TASK DIRECTIONS: The material below holds a span beginning at the line with "Write a web" and ending at the line with "const compressioneErr = [0, 8.5, 8, 7];". Quote that span exactly, both ends included, and only that span.

DATASET EXCERPTS:
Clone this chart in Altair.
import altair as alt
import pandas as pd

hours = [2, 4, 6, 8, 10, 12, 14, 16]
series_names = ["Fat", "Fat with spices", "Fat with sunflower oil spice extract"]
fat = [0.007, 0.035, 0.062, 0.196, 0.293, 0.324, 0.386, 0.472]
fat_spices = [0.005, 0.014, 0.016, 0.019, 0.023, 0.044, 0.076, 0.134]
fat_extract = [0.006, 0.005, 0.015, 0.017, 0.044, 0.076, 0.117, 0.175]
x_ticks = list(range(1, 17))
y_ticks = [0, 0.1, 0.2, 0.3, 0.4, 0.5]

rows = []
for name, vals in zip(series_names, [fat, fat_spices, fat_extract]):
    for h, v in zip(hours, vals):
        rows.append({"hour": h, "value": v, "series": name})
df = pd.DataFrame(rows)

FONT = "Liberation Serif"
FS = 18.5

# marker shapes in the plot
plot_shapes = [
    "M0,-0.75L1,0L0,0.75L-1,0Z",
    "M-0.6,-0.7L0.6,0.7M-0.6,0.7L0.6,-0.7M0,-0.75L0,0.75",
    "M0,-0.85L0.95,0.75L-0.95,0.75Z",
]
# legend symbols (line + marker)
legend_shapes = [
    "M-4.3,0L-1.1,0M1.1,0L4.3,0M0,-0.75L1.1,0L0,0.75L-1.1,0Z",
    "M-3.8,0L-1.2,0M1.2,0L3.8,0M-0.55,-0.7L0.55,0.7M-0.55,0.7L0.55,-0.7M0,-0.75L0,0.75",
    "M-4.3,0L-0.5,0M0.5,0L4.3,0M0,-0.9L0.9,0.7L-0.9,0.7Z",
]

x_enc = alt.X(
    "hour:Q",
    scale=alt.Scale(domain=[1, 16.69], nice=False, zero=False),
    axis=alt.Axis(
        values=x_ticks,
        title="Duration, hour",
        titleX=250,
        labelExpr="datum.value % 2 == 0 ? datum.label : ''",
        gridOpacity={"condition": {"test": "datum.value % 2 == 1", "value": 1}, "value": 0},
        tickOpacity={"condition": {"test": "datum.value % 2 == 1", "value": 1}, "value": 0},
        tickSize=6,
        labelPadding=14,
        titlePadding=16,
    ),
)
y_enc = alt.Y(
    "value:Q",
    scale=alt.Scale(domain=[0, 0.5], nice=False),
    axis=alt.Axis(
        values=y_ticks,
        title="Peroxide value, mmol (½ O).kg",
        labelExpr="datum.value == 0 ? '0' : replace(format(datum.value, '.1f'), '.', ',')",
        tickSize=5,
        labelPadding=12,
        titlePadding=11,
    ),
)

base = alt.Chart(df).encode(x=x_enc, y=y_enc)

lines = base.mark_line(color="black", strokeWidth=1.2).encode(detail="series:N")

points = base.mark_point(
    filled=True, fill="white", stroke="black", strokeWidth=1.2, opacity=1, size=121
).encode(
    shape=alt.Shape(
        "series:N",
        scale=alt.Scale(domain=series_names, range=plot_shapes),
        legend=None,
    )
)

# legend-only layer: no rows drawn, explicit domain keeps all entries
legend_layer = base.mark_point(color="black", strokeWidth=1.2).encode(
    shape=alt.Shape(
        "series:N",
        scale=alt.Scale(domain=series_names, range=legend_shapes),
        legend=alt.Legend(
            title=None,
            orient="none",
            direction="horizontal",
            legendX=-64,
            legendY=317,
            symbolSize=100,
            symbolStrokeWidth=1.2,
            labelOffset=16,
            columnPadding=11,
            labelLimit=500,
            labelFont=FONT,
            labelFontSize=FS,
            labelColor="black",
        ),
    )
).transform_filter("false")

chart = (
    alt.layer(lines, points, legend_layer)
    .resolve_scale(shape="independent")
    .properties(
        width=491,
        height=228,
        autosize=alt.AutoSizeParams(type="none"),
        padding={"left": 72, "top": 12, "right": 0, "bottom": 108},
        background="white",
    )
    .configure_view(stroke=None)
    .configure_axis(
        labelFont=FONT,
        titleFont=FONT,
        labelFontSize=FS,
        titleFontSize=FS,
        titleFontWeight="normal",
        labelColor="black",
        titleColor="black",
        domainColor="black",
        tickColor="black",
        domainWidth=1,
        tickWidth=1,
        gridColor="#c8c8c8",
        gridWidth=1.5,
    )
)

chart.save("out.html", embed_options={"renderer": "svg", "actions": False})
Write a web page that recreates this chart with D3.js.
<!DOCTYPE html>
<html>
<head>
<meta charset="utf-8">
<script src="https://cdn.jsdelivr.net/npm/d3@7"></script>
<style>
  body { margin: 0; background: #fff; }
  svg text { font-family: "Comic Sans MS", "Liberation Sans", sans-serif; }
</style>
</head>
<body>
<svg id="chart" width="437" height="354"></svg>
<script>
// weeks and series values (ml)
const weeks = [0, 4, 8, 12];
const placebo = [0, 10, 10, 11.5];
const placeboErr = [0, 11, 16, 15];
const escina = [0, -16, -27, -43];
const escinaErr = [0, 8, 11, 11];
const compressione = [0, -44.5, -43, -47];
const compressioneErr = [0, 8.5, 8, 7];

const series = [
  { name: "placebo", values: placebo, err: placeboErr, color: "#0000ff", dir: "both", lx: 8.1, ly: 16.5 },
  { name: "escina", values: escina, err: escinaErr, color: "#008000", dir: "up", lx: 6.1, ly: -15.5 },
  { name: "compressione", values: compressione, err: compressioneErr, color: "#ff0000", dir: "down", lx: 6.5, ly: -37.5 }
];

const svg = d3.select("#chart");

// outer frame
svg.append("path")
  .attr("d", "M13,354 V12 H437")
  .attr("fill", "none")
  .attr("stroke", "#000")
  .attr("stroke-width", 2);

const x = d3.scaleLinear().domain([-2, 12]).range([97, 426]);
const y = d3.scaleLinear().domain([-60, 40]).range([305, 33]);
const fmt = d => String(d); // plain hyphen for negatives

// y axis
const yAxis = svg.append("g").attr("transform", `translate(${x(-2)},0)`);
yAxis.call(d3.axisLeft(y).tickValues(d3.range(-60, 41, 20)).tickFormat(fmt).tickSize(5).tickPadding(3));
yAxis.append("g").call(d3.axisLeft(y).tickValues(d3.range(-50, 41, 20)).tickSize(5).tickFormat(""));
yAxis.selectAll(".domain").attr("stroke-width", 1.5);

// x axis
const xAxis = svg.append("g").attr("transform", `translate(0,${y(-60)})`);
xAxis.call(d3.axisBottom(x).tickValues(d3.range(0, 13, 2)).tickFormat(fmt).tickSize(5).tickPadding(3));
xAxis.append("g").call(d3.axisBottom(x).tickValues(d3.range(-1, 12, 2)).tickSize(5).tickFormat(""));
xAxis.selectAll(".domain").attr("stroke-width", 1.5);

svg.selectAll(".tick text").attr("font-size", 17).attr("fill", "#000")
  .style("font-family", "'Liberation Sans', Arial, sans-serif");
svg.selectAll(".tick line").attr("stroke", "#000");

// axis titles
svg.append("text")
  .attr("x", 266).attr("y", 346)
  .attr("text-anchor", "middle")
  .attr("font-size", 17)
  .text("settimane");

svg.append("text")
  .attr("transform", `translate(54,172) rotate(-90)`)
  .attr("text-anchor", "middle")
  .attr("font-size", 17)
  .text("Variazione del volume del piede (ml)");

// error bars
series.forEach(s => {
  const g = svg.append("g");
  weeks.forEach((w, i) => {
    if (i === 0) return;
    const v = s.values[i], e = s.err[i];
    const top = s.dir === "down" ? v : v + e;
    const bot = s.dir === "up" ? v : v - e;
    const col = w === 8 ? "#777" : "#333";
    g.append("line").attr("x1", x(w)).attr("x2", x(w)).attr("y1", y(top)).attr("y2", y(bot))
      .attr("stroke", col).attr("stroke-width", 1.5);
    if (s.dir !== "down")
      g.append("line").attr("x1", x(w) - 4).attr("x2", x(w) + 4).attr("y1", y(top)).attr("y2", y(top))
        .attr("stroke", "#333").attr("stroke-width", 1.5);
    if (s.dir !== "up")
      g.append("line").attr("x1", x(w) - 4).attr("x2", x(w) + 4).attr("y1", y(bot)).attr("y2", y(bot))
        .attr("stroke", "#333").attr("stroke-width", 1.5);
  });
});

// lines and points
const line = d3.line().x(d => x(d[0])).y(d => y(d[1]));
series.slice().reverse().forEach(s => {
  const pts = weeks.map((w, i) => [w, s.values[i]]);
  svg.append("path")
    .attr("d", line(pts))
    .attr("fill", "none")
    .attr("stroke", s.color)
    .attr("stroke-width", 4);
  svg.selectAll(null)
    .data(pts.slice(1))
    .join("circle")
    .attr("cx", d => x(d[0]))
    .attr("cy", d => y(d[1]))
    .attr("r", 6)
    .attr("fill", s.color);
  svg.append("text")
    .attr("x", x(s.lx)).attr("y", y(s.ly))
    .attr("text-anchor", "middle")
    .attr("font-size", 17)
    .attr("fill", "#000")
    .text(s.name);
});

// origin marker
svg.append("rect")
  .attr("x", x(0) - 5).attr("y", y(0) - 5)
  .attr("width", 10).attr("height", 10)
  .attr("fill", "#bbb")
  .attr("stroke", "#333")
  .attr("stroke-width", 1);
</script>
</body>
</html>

RESULT BELOW:
Write a web page that recreates this chart with D3.js.
<!DOCTYPE html>
<html>
<head>
<meta charset="utf-8">
<script src="https://cdn.jsdelivr.net/npm/d3@7"></script>
<style>
  body { margin: 0; background: #fff; }
  svg text { font-family: "Comic Sans MS", "Liberation Sans", sans-serif; }
</style>
</head>
<body>
<svg id="chart" width="437" height="354"></svg>
<script>
// weeks and series values (ml)
const weeks = [0, 4, 8, 12];
const placebo = [0, 10, 10, 11.5];
const placeboErr = [0, 11, 16, 15];
const escina = [0, -16, -27, -43];
const escinaErr = [0, 8, 11, 11];
const compressione = [0, -44.5, -43, -47];
const compressioneErr = [0, 8.5, 8, 7];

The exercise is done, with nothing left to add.